In the forest, the air is calmer, gentler, even as the noise of the wind against the frozen tree limbs is never less than a dull roar. My daughter's cheeks are lightly pink, but she pushes her scarf down and I do too. When you move along a trail, the world feels at least ten degrees warmer.


DSC07046 - Version 2



As we finish the hour-plus loop, we look up to see a break in the clouds. Oh, I get it: it's going to be that kind of a freezing night! No clouds, Arctic air and wind!
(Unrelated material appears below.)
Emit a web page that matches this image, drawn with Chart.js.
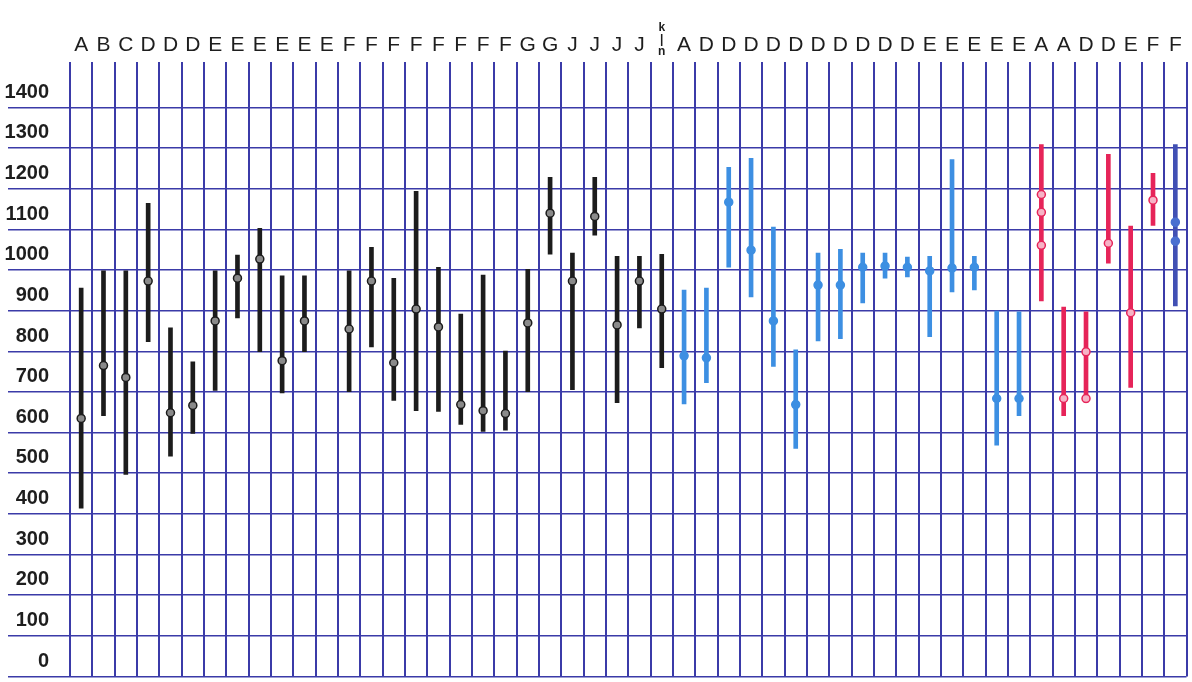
<!DOCTYPE html>
<html>
<head>
<meta charset="utf-8">
<script src="https://cdn.jsdelivr.net/npm/chart.js@4"></script>
<style>
  html, body { margin: 0; padding: 0; background: #fff; }
  #wrap { width: 1192px; height: 682px; }
</style>
</head>
<body>
<div id="wrap"><canvas id="grafico"></canvas></div>
<script>
const categorias = [
  'A', 'B', 'C', 'D', 'D', 'D', 'E', 'E', 'E', 'E',
  'E', 'E', 'F', 'F', 'F', 'F', 'F', 'F', 'F', 'F',
  'G', 'G', 'J', 'J', 'J', 'J', ['k', '|', 'n'], 'A', 'D', 'D',
  'D', 'D', 'D', 'D', 'D', 'D', 'D', 'D', 'E', 'E',
  'E', 'E', 'E', 'A', 'A', 'D', 'D', 'E', 'F', 'F'
];

const minimos = [
  364, 592, 447, 774, 492, 548, 654, 832, 749, 648,
  749, null, 651, 761, 629, 604, 602, 570, 553, 556,
  651, 989, 656, 1036, 624, 808, 710, 621, 673, 957,
  884, 713, 511, 776, 781, 869, 930, 933, 786, 896,
  901, 519, 592, 874, 592, 624, 967, 661, 1060, 862
];

const maximos = [
  906, 948, 948, 1114, 808, 724, 948, 987, 1053, 936,
  936, null, 948, 1006, 930, 1144, 957, 842, 938, 751,
  952, 1178, 992, 1178, 984, 984, 989, 901, 906, 1203,
  1225, 1056, 754, 992, 1001, 992, 992, 982, 984, 1222,
  984, 849, 847, 1259, 859, 847, 1235, 1058, 1188, 1259
];

const pontos = [
  585, 715, 686, 923, 599, 617, 825, 930, 977, 727,
  825, null, 805, 923, 722, 854, 810, 619, 604, 597,
  820, 1090, 923, 1082, 815, 923, 854, 739, 734, 1117,
  999, 825, 619, 913, 913, 957, 960, 957, 948, 955,
  957, 634, 634, 1136, 634, 749, 1016, 845, 1122, 1068
];

const segundoPonto = [
  null, null, null, null, null, null, null, null, null, null,
  null, null, null, null, null, null, null, null, null, null,
  null, null, null, null, null, null, null, null, null, null,
  null, null, null, null, null, null, null, null, null, null,
  null, null, null, 1092, null, 634, null, null, null, 1021
];

const terceiroPonto = [
  null, null, null, null, null, null, null, null, null, null,
  null, null, null, null, null, null, null, null, null, null,
  null, null, null, null, null, null, null, null, null, null,
  null, null, null, null, null, null, null, null, null, null,
  null, null, null, 1011, null, null, null, null, null, null
];

const rotulosY = [0, 100, 200, 300, 400, 500, 600, 700, 800, 900, 1000, 1100, 1200, 1300, 1400];
const linhasY = [-50, 50, 150, 250, 350, 450, 550, 650, 750, 850, 950, 1050, 1150, 1250, 1350];

const corGrade = '#3b3ba8';

function corDaBarra(i) {
  if (i <= 26) return '#1c1c1c';
  if (i <= 42) return '#3d8fe2';
  if (i <= 48) return '#e62459';
  return '#4150b4';
}

function corDoPonto(i) {
  if (i <= 26) return '#1c1c1c';
  if (i <= 42) return '#3d8fe2';
  if (i <= 48) return '#e62459';
  return '#4a6fd0';
}

function preenchimento(i) {
  if (i <= 26) return '#8a8a8a';
  if (i <= 42) return '#3d8fe2';
  if (i <= 48) return '#f6b3c6';
  return '#4a6fd0';
}

function datasetPontos(dados) {
  return {
    type: 'line',
    data: dados,
    showLine: false,
    yAxisID: 'y',
    pointRadius: 4,
    pointBorderWidth: 1.5,
    pointBackgroundColor: ctx => preenchimento(ctx.dataIndex),
    pointBorderColor: ctx => corDoPonto(ctx.dataIndex),
    order: 0
  };
}

let chart;

function criarGrafico() {
  const ctx = document.getElementById('grafico').getContext('2d');

  chart = new Chart(ctx, {
    type: 'bar',
    data: {
      labels: categorias,
      datasets: [
        {
          type: 'bar',
          data: maximos.map((alto, i) => alto == null ? null : [minimos[i], alto]),
          backgroundColor: ctx => corDaBarra(ctx.dataIndex),
          barThickness: 4,
          yAxisID: 'y',
          order: 1
        },
        datasetPontos(pontos),
        datasetPontos(segundoPonto),
        datasetPontos(terceiroPonto)
      ]
    },
    options: {
      responsive: true,
      maintainAspectRatio: false,
      animation: false,
      layout: { padding: { left: 0, right: 4, top: 0, bottom: 1 } },
      plugins: {
        legend: { display: false },
        tooltip: { enabled: false }
      },
      scales: {
        x: {
          position: 'top',
          offset: true,
          border: { display: false },
          grid: {
            offset: true,
            color: corGrade,
            lineWidth: 2,
            drawTicks: false
          },
          ticks: {
            autoSkip: false,
            maxRotation: 0,
            padding: 4,
            color: '#1e1e1e',
            font: ctx => ctx.index === 26
              ? { family: 'Liberation Sans', size: 12, weight: 'bold', lineHeight: 1.0 }
              : { family: 'Liberation Sans', size: 21 }
          },
          afterFit: scale => { scale.height = 62; }
        },
        y: {
          position: 'left',
          min: -50,
          max: 1462,
          weight: 1,
          border: { display: false },
          grid: { display: false, drawTicks: false },
          ticks: {
            padding: 21,
            labelOffset: 5,
            color: '#1e1e1e',
            font: { family: "'Liberation Sans Narrow', 'Liberation Sans'", size: 20, weight: 'bold' },
            callback: v => String(v)
          },
          afterBuildTicks: scale => {
            scale.ticks = rotulosY.map(v => ({ value: v }));
          },
          afterFit: scale => {
            scale.width = 70;
            scale.paddingTop = 0;
            scale.paddingBottom = 0;
          }
        },
        yGrade: {
          position: 'left',
          min: -50,
          max: 1462,
          weight: 0,
          border: { display: false },
          grid: {
            color: corGrade,
            lineWidth: 1.6,
            drawTicks: true,
            tickLength: 62
          },
          ticks: { display: false },
          afterBuildTicks: scale => {
            scale.ticks = linhasY.map(v => ({ value: v }));
          },
          afterFit: scale => {
            scale.width = 0;
            scale.paddingTop = 0;
            scale.paddingBottom = 0;
          }
        }
      }
    }
  });
}

window.onload = () => criarGrafico();
</script>
</body>
</html>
And still later, when the sun begins its final slide, I am so taken in by the winter sky that I chase that sunset down our rural road -- to catch its fire-like madness over the fields where Farmer Lee once planted her flowers. I can see a thin sliver of a moon, rising high above the pink clouds.


DSC07057 - Version 2


Closer, let me get just a little closer. I pull up on the shoulder of the road and roll down the window (not so easy in the ancient, stiffened Escort). How can a winter evening be this beautiful!


DSC07058 - Version 2


There is so much weather drama this week and we haven't seen the worst of it yet. Monday promises to be even more bitter, windier, more chilling. Still I know it's not the coldest of January days. That happened 29 years ago, on the day when my younger girl was born.

I return to the farmhouse. It feels so deliciously warm inside! Sort of like being handed a mug of hot chocolate after an hour of ice fishing on a frozen lake. The porch lights cycle through their colorful little show, the last of the streaks of red crease the sky. A beautiful day. A tad on the cold side, to be sure. In fact, bitter cold. But so very beautiful.